Per la cassazione di tale sentenza la s.p.a. Poste Italiane ha proposto ricorso con due motivi.

Il R. ha resistito con controricorso ed ha depositato memoria ex art. 378 c.p.c..

Diritto

MOTIVI DELLA DECISIONE

Con il primo motivo la ricorrente, denunciando violazione della L. n. 230 del 1962, della L. n. 56 del 1987, art. 23 dell’art. 1362 e segg.

c.c., nonchè vizi di motivazione, in sostanza lamenta che erroneamente la Corte di merito ha ritenuto che “la società, ai fini dell’assolvimento dell’onere probatorio, che su di essa certamente incombe” “avrebbe dovuto provare non tanto o soltanto che il ricorso al contratto a termine fosse avvenuto durante ed a causa dello svolgersi di un generale processo di ristrutturazione aziendale ma anche che la singola assunzione effettuata nella specifica posizione lavorativa fosse dovuta al fatto che quella posizione fosse investita dal processo di ristrutturazione”.

Al riguardo, in sintesi, la ricorrente deduce che, stante la delega in bianco conferita dall’art. 23 citato alla contrattazione collettiva, l’accertamento doveva essere condotto “unicamente nell’ambito della previsione collettiva”.

Il motivo è fondato.

Come questa Corte ha costantemente affermato con specifico riferimento alle assunzioni a termine di dipendenti postali previste dall’accordo integrativo 25-9-1997, L. n. 56 del 1987, ex art. 23 (v.
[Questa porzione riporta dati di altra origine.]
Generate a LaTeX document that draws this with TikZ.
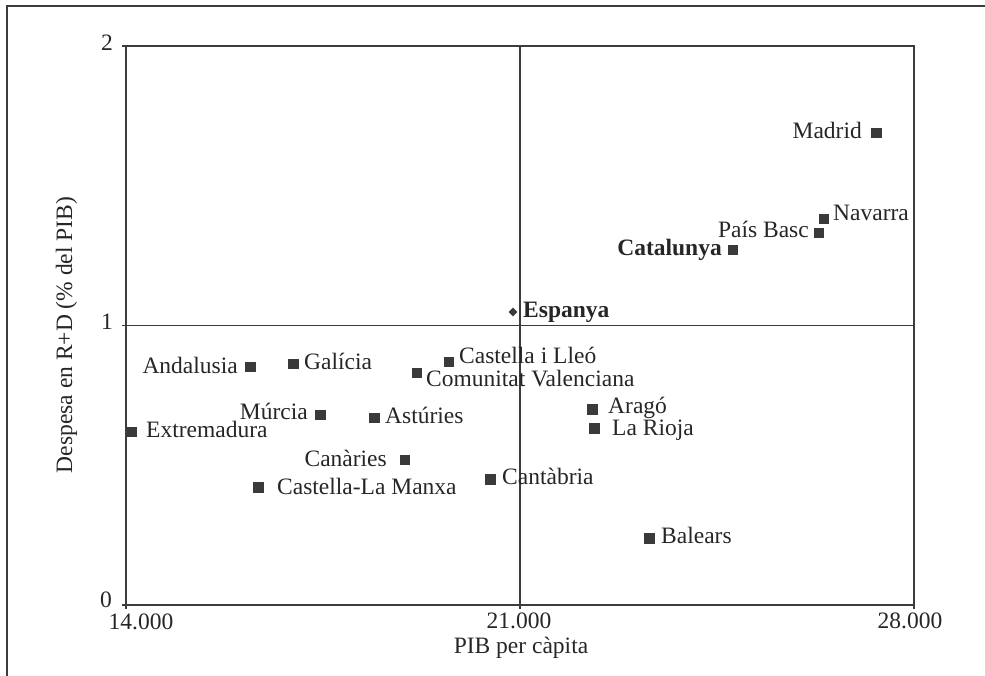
\documentclass[tikz,border=0pt]{standalone}
\usepackage{fontspec}
\setmainfont{Liberation Serif}
\usetikzlibrary{shapes.geometric}
\definecolor{mk}{HTML}{3A3A3A}
\definecolor{txt}{HTML}{262626}
\definecolor{axc}{HTML}{3C3C3C}
\begin{document}
\begin{tikzpicture}[x=1pt,y=-1pt,
  sq/.style={rectangle,fill=mk,draw=none,minimum size=10.5pt,inner sep=0pt},
  dia/.style={diamond,fill=mk,draw=none,minimum size=9pt,inner sep=0pt},
  lab/.style={font=\fontsize{23.5}{27}\selectfont,text=txt,inner sep=0pt},
  blab/.style={lab,font=\fontsize{23.5}{27}\selectfont\bfseries},
  axis/.style={draw=axc,line width=1.4pt},
  frame/.style={draw=axc,line width=1.7pt}]
\useasboundingbox (0,0) rectangle (985,676);
% outer frame (left and top edges)
\draw[frame] (7,676) -- (7,6) -- (985,6);
% plot area
\coordinate (tl) at (126,46);
\coordinate (br) at (914,605);
\draw[axis] (tl) rectangle (br);
\draw[axis] (126,325.5) -- (914,325.5);
\draw[axis] (520,46) -- (520,605);
% ticks
\foreach \yy in {46,325.5,605} \draw[axis] (122,\yy) -- (126,\yy);
\foreach \xx in {126,520,914} \draw[axis] (\xx,605) -- (\xx,609);
% tick labels
\node[lab,anchor=base east] (y2) at (113,51) {2};
\node[lab,anchor=base east] (y1) at (113,330) {1};
\node[lab,anchor=base east] (y0) at (112,607) {0};
\node[lab,anchor=base] (x14) at (141,629) {14.000};
\node[lab,anchor=base] (x21) at (519,628) {21.000};
\node[lab,anchor=base] (x28) at (910,628) {28.000};
% axis titles
\node[lab,anchor=base] (xt) at (521,653) {PIB per càpita};
\node[lab,anchor=base,rotate=90] (yt) at (72,335) {Despesa en R+D (\% del PIB)};
% points
\node[sq] (madrid) at (876.5,133) {};
\node[sq] (navarra) at (824,219) {};
\node[sq] (pbasc) at (819,233) {};
\node[sq] (catalunya) at (733,250) {};
\node[dia] (espanya) at (513,312) {};
\node[sq] (andalusia) at (250.5,367) {};
\node[sq] (galicia) at (293.5,364) {};
\node[sq] (clleo) at (449,362) {};
\node[sq] (cval) at (417,373) {};
\node[sq] (murcia) at (320.5,415) {};
\node[sq] (asturies) at (374.5,418) {};
\node[sq] (extrem) at (132,432) {};
\node[sq] (canaries) at (405,460) {};
\node[sq] (clm) at (258.5,487.5) {};
\node[sq] (cantabria) at (490.5,479.5) {};
\node[sq] (arago) at (592.5,409.5) {};
\node[sq] (larioja) at (594.5,428.5) {};
\node[sq] (balears) at (649.5,538.5) {};
% labels
\node[lab,anchor=base east] (lmadrid) at (862,139) {Madrid};
\node[lab,anchor=base west] (lnavarra) at (833,221) {Navarra};
\node[lab,anchor=base east] (lpbasc) at (809,238) {País Basc};
\node[blab,anchor=base east] (lcatalunya) at (722,256) {Catalunya};
\node[blab,anchor=base west] (lespanya) at (523,317) {Espanya};
\node[lab,anchor=base east] (landalusia) at (238,373) {Andalusia};
\node[lab,anchor=base west] (lgalicia) at (304,369) {Galícia};
\node[lab,anchor=base west] (lclleo) at (459,363) {Castella i Lleó};
\node[lab,anchor=base west] (lcval) at (426,386) {Comunitat Valenciana};
\node[lab,anchor=base east] (lmurcia) at (308,419) {Múrcia};
\node[lab,anchor=base west] (lasturies) at (385,423) {Astúries};
\node[lab,anchor=base west] (lextrem) at (146,437) {Extremadura};
\node[lab,anchor=base east] (lcanaries) at (387,466) {Canàries};
\node[lab,anchor=base west] (lclm) at (277,494) {Castella-La Manxa};
\node[lab,anchor=base west] (lcantabria) at (502,484) {Cantàbria};
\node[lab,anchor=base west] (larago) at (608,413) {Aragó};
\node[lab,anchor=base west] (llarioja) at (612,435) {La Rioja};
\node[lab,anchor=base west] (lbalears) at (661,543) {Balears};
\end{tikzpicture}
\end{document}
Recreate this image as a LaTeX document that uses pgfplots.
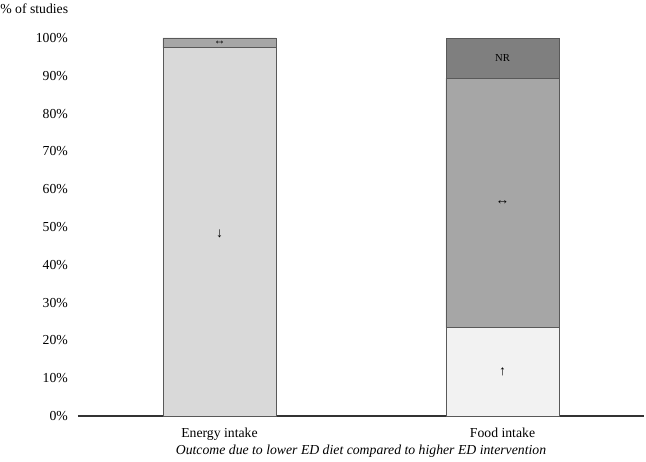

fra le altre Cass. 26-7-2004 n. 14011, Cass. 7-3-2005 n. 4862, Cass. 8-7-2009 n. 15981), l’attribuzione alla contrattazione collettiva del potere di definire nuovi casi di assunzione a termine, rispetto a quelli previsti dalla L. n. 230 del 1962, discende dall’intento del legislatore di considerare l’esame congiunto delle parti sociali sulle necessità del mercato del lavoro idonea garanzia per i lavoratori ed efficace salvaguardia per il loro diritti (con l’unico limite della predeterminazione della percentuale di lavoratori da assumere a termine rispetto a quelli impiegati a tempo indeterminato) e prescinde, pertanto, dalla necessità di individuare ipotesi specifiche di collegamento fra contratti ed esigenze aziendali e di provare la sussistenza del nesso causale fra le mansioni in concreto affidate e le esigenze aziendali poste a fondamento dell’assunzione a termine).

La Corte di merito, quindi, in violazione di tale principio, erroneamente ha ritenuto la nullità del termine apposto al primo contratto (23-2-1998-30-4-1998), sulla base della considerazione che la società non aveva offerto alcuna dimostrazione che la complessa ed estesa ristrutturazione e riorganizzazione aziendale avesse reso necessario il ricorso alla specifica assunzione del R..

Alla base della motivazione della decisione è l’assunto secondo cui non sarebbe consentito autorizzare un datore di lavoro ad avvalersi liberamente del tipo contrattuale del lavoro a termine, senza l’individuazione di ipotesi specifiche di collegamento tra contratti ed esigenze aziendali cui sono strumentali; la sentenza, quindi, si muove pur sempre nella prospettiva che il legislatore non abbia conferito una delega in bianco ai soggetti collettivi, imponendo al potere di autonomia i limiti ricavabili dal sistema di cui alla L. n. 230 del 1962, art. 1 (in contrasto, quindi, con quanto ripetutamente affermato da questa Corte e ribadito dalle Sezioni Unite con la sentenza 2-3-2006 n. 4588).

Così accolto il primo motivo, la impugnata sentenza va cassata con rinvio, restando assorbito il secondo motivo, relativo alle conseguenze della nullità del termine.

Il giudice di rinvio, che si designa nella Corte di Appello di Roma in diversa composizione, provvedere attenendosi al principio sopra richiamato (statuendo anche sulle spese di legittimità) ed esaminerà le ulteriori questioni (non trattate nell’impugnata sentenza, in quanto assorbite) relative alla validità della proroga e dei termini apposti nei contratti successivi, nonchè alle pronunce consequenziali.

PQM

La Corte accoglie il primo motivo, assorbito il secondo, cassa la impugnata sentenza e rinvia, anche per le spese, alla Corte di Appello di Roma in diversa composizione.

Così deciso in Roma, il 4 febbraio 2010.